The funny thing is that if you look at the list of countries participating in Bosnia's reconstruction, it's a shorter list than the number of countires in the Iraq coalition. I guess the Times just doesn't like our current list of friends.
And about those "torture" pictures:
The Bush administration, meanwhile, clings to the unworkable notion of an American-controlled transition, an idea that grows ever more out of touch with reality as the news of the revolting abuses at Abu Ghraib prison overwhelms any remaining Iraqi faith in Washington's good intentions.
What interests me here is that it is indeed "the news of" the abuses in Iraqi prisons that is causing the problem, not the actions themselves becuase we don't really know what really happened yet.
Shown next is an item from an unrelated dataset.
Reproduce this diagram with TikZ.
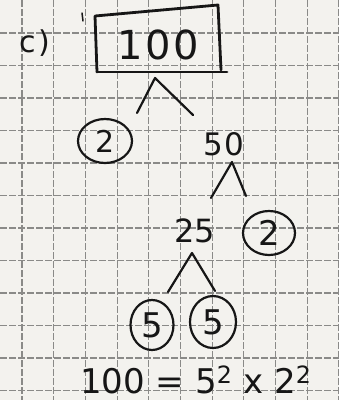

While we don't know how or why the various news organizations came to obtain these photos, it is certainly worth asking about the decision to publish them. Journalist egos aside, if you knew that publishing these photos (wrong as some of the actions were) would undermine the war effort psychologically, reflect badly on the country as a whole and perhaps put our troops in harms way, what reason do you have to publish them? To get to the truth about these isolated incidents? Tell that to the Iraqis after they lose their only chance at freedom and revert to anarchy.
And honestly, if these Iraqis are guilty (informally speaking) of taking up arms in support of radical Islam or want to go back to the good ol' Saddam days, putting women's underwear on their heads and taking pictures of them naked is the least they deserve. In the olden days of war, they would have just been killed. The nicer we are, the more we open ourselves up to criticism on things like detentions or that we're not giving out enough humanitarian aid.
Another funny thing is that for those who complain about how much money the war effort costs, it's precisely because we are trying to operate morally. If we just carpet bombed the holdout cities until everyone surrendered, we'd be done in a few days and everyone could go home. Instead we spend money on detention facilities, door-to-door urban fighting technologies and building schools. I agree with doing things this way, but let's not be hypocrites. It costs money and American blood to fight nicely.